__The data__.
◇ ◇ ◇ ◇ ◇ ◇ ◇

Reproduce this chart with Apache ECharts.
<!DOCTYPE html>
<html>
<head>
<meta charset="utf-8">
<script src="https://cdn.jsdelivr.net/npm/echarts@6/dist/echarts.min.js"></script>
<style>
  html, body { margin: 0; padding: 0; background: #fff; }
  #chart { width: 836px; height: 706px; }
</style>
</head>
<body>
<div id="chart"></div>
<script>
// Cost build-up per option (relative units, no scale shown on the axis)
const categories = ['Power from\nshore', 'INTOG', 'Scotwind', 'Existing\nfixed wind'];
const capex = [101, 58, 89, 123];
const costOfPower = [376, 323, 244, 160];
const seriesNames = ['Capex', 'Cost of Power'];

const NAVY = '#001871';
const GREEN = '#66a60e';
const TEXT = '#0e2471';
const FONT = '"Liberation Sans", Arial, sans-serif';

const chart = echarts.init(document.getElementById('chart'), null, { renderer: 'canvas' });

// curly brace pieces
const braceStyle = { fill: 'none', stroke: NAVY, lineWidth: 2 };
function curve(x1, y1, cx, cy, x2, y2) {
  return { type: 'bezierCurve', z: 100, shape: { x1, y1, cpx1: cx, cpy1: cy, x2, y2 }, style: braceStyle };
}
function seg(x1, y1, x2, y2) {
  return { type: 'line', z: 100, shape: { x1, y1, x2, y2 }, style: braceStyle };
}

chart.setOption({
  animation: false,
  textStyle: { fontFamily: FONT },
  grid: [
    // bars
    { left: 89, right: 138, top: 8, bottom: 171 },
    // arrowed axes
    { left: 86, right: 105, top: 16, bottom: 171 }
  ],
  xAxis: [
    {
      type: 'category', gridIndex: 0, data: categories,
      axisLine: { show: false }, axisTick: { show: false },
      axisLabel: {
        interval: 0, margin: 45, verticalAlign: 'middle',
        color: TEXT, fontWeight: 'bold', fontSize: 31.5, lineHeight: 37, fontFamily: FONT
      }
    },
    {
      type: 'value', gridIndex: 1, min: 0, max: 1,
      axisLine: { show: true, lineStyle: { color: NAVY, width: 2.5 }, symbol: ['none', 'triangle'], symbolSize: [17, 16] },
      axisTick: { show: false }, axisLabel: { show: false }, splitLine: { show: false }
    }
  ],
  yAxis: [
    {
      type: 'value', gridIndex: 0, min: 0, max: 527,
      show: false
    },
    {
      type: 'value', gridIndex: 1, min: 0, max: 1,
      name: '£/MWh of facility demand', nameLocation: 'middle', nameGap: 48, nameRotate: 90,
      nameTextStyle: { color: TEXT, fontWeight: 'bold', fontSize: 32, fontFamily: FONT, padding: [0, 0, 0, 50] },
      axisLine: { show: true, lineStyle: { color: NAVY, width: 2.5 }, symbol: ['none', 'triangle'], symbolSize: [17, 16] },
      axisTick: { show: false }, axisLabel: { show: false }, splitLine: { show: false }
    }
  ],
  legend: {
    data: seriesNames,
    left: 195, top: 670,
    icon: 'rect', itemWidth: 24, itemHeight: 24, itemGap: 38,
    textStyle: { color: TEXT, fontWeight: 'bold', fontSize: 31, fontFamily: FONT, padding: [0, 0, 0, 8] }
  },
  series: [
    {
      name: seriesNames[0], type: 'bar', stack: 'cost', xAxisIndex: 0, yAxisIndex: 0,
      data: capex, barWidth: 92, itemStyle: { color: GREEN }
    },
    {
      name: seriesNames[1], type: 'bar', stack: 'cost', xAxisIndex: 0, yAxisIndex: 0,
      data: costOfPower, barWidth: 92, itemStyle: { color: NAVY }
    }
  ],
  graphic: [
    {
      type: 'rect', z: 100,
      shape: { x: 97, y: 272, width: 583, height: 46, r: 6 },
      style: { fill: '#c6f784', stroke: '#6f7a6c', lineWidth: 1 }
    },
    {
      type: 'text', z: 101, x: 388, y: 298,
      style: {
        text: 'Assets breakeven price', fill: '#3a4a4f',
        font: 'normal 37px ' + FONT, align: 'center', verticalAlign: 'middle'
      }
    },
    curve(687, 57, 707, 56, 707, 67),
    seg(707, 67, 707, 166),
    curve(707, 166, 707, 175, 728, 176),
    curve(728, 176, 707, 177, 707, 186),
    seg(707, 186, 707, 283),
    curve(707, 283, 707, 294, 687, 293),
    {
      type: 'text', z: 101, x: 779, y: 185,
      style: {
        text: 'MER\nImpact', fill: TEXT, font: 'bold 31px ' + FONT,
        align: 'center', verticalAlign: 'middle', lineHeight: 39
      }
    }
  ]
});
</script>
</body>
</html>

◇ ◇ ◇ ◇ ◇ ◇ ◇

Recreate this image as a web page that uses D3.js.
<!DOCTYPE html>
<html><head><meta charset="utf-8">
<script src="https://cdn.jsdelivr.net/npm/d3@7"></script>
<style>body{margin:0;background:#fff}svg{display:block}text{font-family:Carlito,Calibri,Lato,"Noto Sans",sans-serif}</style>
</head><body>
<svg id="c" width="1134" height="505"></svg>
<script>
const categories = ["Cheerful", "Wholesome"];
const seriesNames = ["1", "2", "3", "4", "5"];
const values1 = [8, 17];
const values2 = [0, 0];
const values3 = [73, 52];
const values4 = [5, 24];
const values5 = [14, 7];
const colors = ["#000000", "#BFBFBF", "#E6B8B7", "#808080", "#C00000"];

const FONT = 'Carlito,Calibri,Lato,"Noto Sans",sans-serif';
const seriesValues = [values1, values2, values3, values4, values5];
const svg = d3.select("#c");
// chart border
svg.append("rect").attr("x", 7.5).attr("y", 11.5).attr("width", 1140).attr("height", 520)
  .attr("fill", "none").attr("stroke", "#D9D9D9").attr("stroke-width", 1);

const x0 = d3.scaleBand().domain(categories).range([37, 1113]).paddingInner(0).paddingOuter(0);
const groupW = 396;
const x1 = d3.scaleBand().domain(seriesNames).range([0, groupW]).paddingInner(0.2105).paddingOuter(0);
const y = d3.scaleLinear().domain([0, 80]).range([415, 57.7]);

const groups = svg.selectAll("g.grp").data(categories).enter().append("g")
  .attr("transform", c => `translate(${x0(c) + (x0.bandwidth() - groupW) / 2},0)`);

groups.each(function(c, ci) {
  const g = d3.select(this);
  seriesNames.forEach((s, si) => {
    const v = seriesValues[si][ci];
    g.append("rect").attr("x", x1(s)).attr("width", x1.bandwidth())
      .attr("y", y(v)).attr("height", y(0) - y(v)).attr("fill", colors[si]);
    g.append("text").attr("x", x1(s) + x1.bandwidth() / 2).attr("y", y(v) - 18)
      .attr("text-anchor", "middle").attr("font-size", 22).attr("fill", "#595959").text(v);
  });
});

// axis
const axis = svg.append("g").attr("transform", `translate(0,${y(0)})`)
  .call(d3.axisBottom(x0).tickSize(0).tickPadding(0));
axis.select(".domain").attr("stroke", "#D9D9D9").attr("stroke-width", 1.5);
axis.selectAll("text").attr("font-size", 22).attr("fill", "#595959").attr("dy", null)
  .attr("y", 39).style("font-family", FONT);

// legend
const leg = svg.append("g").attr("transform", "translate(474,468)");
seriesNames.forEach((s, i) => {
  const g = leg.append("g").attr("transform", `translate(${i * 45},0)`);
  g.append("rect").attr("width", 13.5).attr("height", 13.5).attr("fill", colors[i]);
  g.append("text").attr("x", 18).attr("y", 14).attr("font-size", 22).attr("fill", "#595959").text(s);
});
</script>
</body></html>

◇ ◇ ◇ ◇ ◇ ◇ ◇

__Set problem__.
Starting with the line that contains "Reproduce this chart with Apache ECharts.", repeat each line exactly, and stop once the line that contains "const seriesNames = ['Capex', 'Cost" has been repeated.

__Complete answer__.
Reproduce this chart with Apache ECharts.
<!DOCTYPE html>
<html>
<head>
<meta charset="utf-8">
<script src="https://cdn.jsdelivr.net/npm/echarts@6/dist/echarts.min.js"></script>
<style>
  html, body { margin: 0; padding: 0; background: #fff; }
  #chart { width: 836px; height: 706px; }
</style>
</head>
<body>
<div id="chart"></div>
<script>
// Cost build-up per option (relative units, no scale shown on the axis)
const categories = ['Power from\nshore', 'INTOG', 'Scotwind', 'Existing\nfixed wind'];
const capex = [101, 58, 89, 123];
const costOfPower = [376, 323, 244, 160];
const seriesNames = ['Capex', 'Cost of Power'];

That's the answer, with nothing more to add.